> THE PROBLEM
Give the entries back exactly, dropping each image.

> RECORDS FOR THE EXERCISE
────────────────

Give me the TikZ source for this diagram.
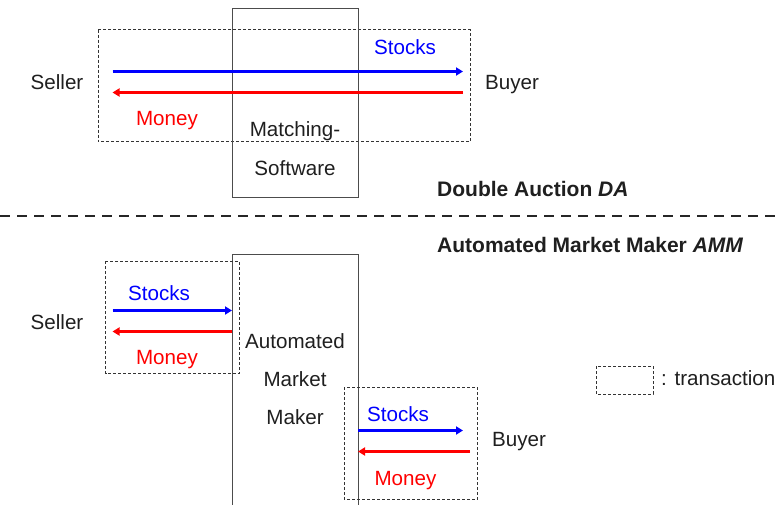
\documentclass[tikz,border=0pt]{standalone}
\usepackage{fontspec}
\setmainfont{Liberation Sans}
\usetikzlibrary{arrows.meta}
\begin{document}
\begin{tikzpicture}[x=1pt,y=-1pt,
  txt/.style={font=\fontsize{20.6}{24}\selectfont, text=black!88, inner sep=0pt, anchor=base},
  btxt/.style={font=\fontsize{21}{24}\selectfont\bfseries, text=black!88, inner sep=0pt, anchor=base west},
  solidbox/.style={draw=black!70, line width=1pt},
  transbox/.style={draw=black!80, line width=0.9pt, dash pattern=on 3pt off 2pt},
  flow/.style={line width=2.8pt, -{Triangle[length=7pt,width=8pt]}},
  stockflow/.style={flow, draw=blue, fill=blue},
  moneyflow/.style={flow, draw=red, fill=red}]
\useasboundingbox (0,0) rectangle (779,504);
% ---------- Double Auction ----------
\draw[transbox] (98,29.5) rectangle (470,141.5);
\node[solidbox, minimum width=126pt, minimum height=189pt, inner sep=0pt] (ms) at (295,103) {};
\node[txt] (mst1) at (295,136.7) {Matching-};
\node[txt] (mst2) at (295,175) {Software};
\node[txt] (s1) at (57,89.3) {Seller};
\node[txt] (b1) at (512,89.3) {Buyer};
\coordinate (a1) at (112.5,71.5);
\coordinate (a2) at (463,71.5);
\coordinate (a3) at (463,92.5);
\coordinate (a4) at (112.5,92.5);
\draw[stockflow] (a1) -- (a2);
\draw[moneyflow] (a3) -- (a4);
\node[txt, text=blue] (st1) at (405,54.3) {Stocks};
\node[txt, text=red] (mo1) at (167,125) {Money};
\node[btxt] (da) at (437,196) {Double Auction \textit{DA}};
% ---------- separator ----------
\coordinate (sepL) at (0,216);
\coordinate (sepR) at (779,216);
\draw[line width=2pt, dash pattern=on 10pt off 7pt, black!85] (sepL) -- (sepR);
% ---------- AMM ----------
\node[btxt] (amm) at (437,252.7) {Automated Market Maker \textit{AMM}};
\draw[solidbox] (232,510) -- (232,254) -- (358,254) -- (358,510);
\node[txt] (am1) at (295,348.7) {Automated};
\node[txt] (am2) at (295,386.7) {Market};
\node[txt] (am3) at (295,424.3) {Maker};
\draw[transbox] (105.5,261) rectangle (239,373.5);
\draw[transbox] (344,387) rectangle (477.5,499);
\node[txt] (s2) at (57,329) {Seller};
\node[txt] (b2) at (519,446.7) {Buyer};
\coordinate (c1) at (112.5,310.5);
\coordinate (c2) at (232,310.5);
\coordinate (c3) at (232,331.5);
\coordinate (c4) at (112.5,331.5);
\draw[stockflow] (c1) -- (c2);
\draw[moneyflow] (c3) -- (c4);
\node[txt, text=blue] (st2) at (159,300) {Stocks};
\node[txt, text=red] (mo2) at (167,364) {Money};
\coordinate (d1) at (358,430.5);
\coordinate (d2) at (463,430.5);
\coordinate (d3) at (470,451.5);
\coordinate (d4) at (358,451.5);
\draw[stockflow] (d1) -- (d2);
\draw[moneyflow] (d3) -- (d4);
\node[txt, text=blue] (st3) at (398,421) {Stocks};
\node[txt, text=red] (mo3) at (405.5,485) {Money};
% ---------- legend ----------
\draw[transbox] (596,366) rectangle (653,394);
\node[txt, anchor=base west] (leg) at (661,385) {: transaction};
\end{tikzpicture}
\end{document}
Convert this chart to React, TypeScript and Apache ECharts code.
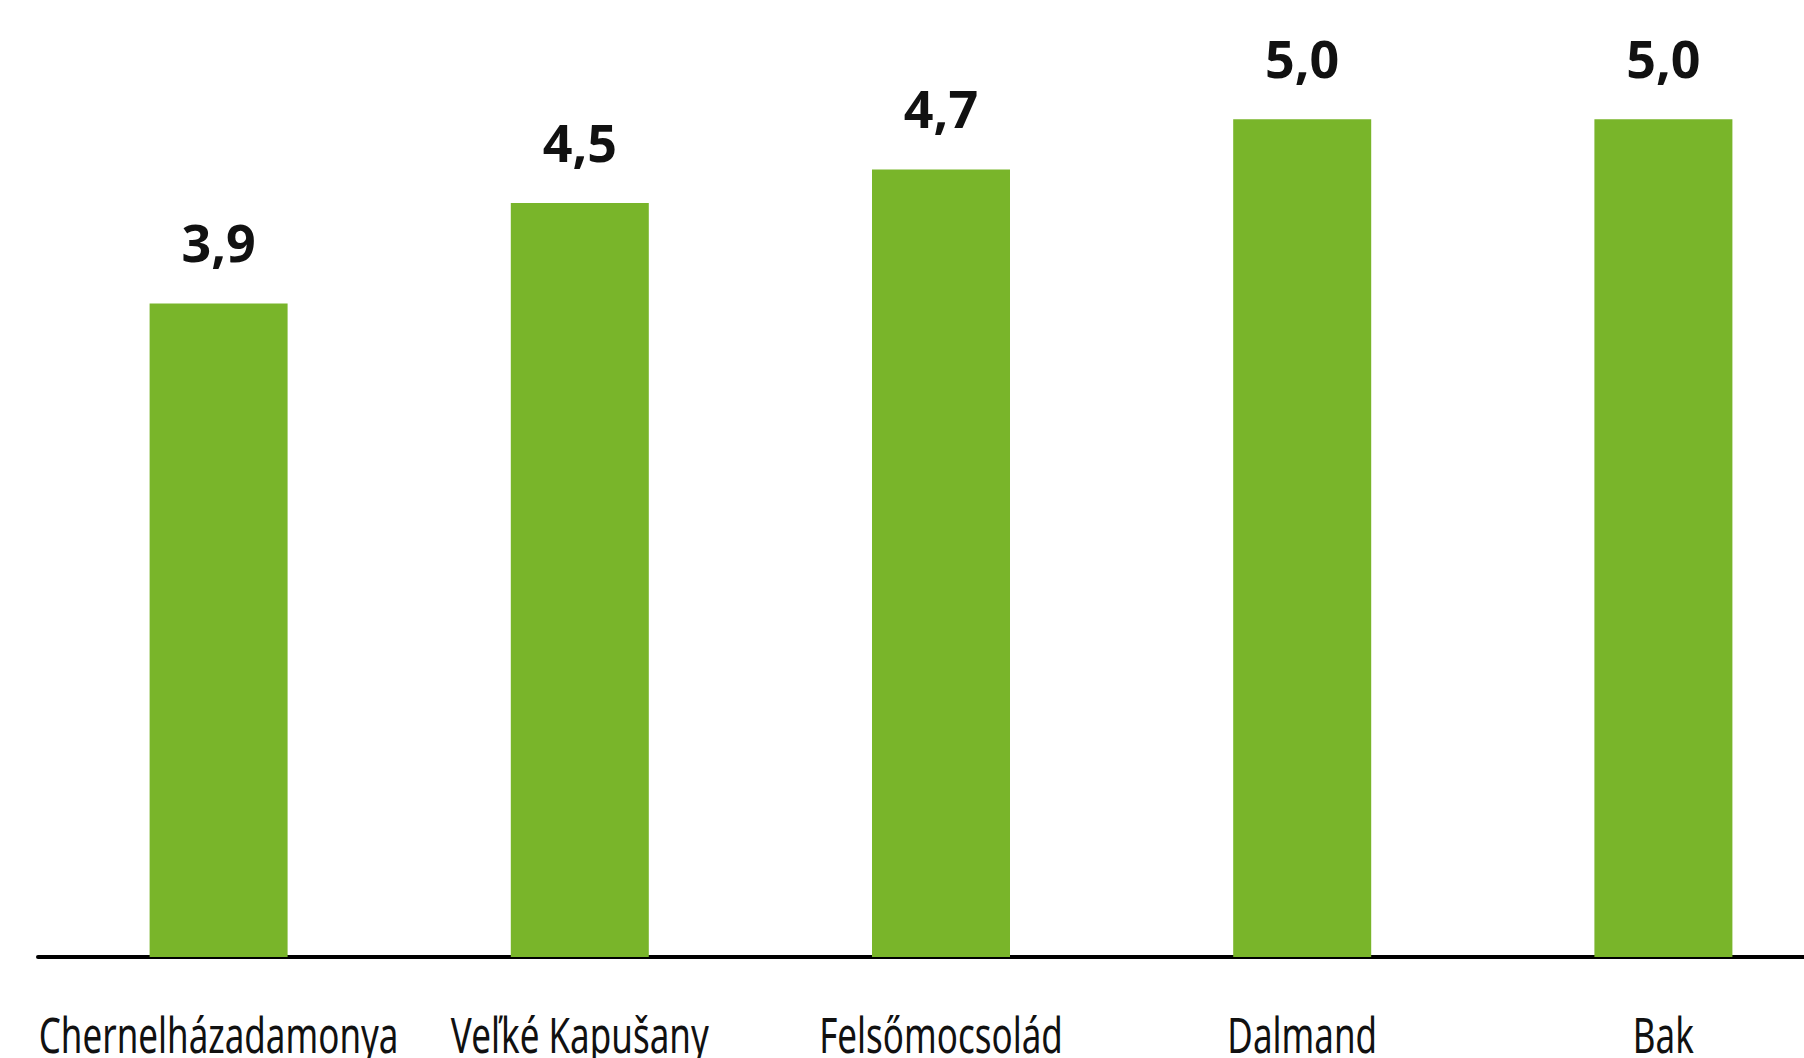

────────────────

> SOLUTION TO THE PROBLEM
Give me the TikZ source for this diagram.
\documentclass[tikz,border=0pt]{standalone}
\usepackage{fontspec}
\setmainfont{Liberation Sans}
\usetikzlibrary{arrows.meta}
\begin{document}
\begin{tikzpicture}[x=1pt,y=-1pt,
  txt/.style={font=\fontsize{20.6}{24}\selectfont, text=black!88, inner sep=0pt, anchor=base},
  btxt/.style={font=\fontsize{21}{24}\selectfont\bfseries, text=black!88, inner sep=0pt, anchor=base west},
  solidbox/.style={draw=black!70, line width=1pt},
  transbox/.style={draw=black!80, line width=0.9pt, dash pattern=on 3pt off 2pt},
  flow/.style={line width=2.8pt, -{Triangle[length=7pt,width=8pt]}},
  stockflow/.style={flow, draw=blue, fill=blue},
  moneyflow/.style={flow, draw=red, fill=red}]
\useasboundingbox (0,0) rectangle (779,504);
% ---------- Double Auction ----------
\draw[transbox] (98,29.5) rectangle (470,141.5);
\node[solidbox, minimum width=126pt, minimum height=189pt, inner sep=0pt] (ms) at (295,103) {};
\node[txt] (mst1) at (295,136.7) {Matching-};
\node[txt] (mst2) at (295,175) {Software};
\node[txt] (s1) at (57,89.3) {Seller};
\node[txt] (b1) at (512,89.3) {Buyer};
\coordinate (a1) at (112.5,71.5);
\coordinate (a2) at (463,71.5);
\coordinate (a3) at (463,92.5);
\coordinate (a4) at (112.5,92.5);
\draw[stockflow] (a1) -- (a2);
\draw[moneyflow] (a3) -- (a4);
\node[txt, text=blue] (st1) at (405,54.3) {Stocks};
\node[txt, text=red] (mo1) at (167,125) {Money};
\node[btxt] (da) at (437,196) {Double Auction \textit{DA}};
% ---------- separator ----------
\coordinate (sepL) at (0,216);
\coordinate (sepR) at (779,216);
\draw[line width=2pt, dash pattern=on 10pt off 7pt, black!85] (sepL) -- (sepR);
% ---------- AMM ----------
\node[btxt] (amm) at (437,252.7) {Automated Market Maker \textit{AMM}};
\draw[solidbox] (232,510) -- (232,254) -- (358,254) -- (358,510);
\node[txt] (am1) at (295,348.7) {Automated};
\node[txt] (am2) at (295,386.7) {Market};
\node[txt] (am3) at (295,424.3) {Maker};
\draw[transbox] (105.5,261) rectangle (239,373.5);
\draw[transbox] (344,387) rectangle (477.5,499);
\node[txt] (s2) at (57,329) {Seller};
\node[txt] (b2) at (519,446.7) {Buyer};
\coordinate (c1) at (112.5,310.5);
\coordinate (c2) at (232,310.5);
\coordinate (c3) at (232,331.5);
\coordinate (c4) at (112.5,331.5);
\draw[stockflow] (c1) -- (c2);
\draw[moneyflow] (c3) -- (c4);
\node[txt, text=blue] (st2) at (159,300) {Stocks};
\node[txt, text=red] (mo2) at (167,364) {Money};
\coordinate (d1) at (358,430.5);
\coordinate (d2) at (463,430.5);
\coordinate (d3) at (470,451.5);
\coordinate (d4) at (358,451.5);
\draw[stockflow] (d1) -- (d2);
\draw[moneyflow] (d3) -- (d4);
\node[txt, text=blue] (st3) at (398,421) {Stocks};
\node[txt, text=red] (mo3) at (405.5,485) {Money};
% ---------- legend ----------
\draw[transbox] (596,366) rectangle (653,394);
\node[txt, anchor=base west] (leg) at (661,385) {: transaction};
\end{tikzpicture}
\end{document}
Convert this chart to React, TypeScript and Apache ECharts code.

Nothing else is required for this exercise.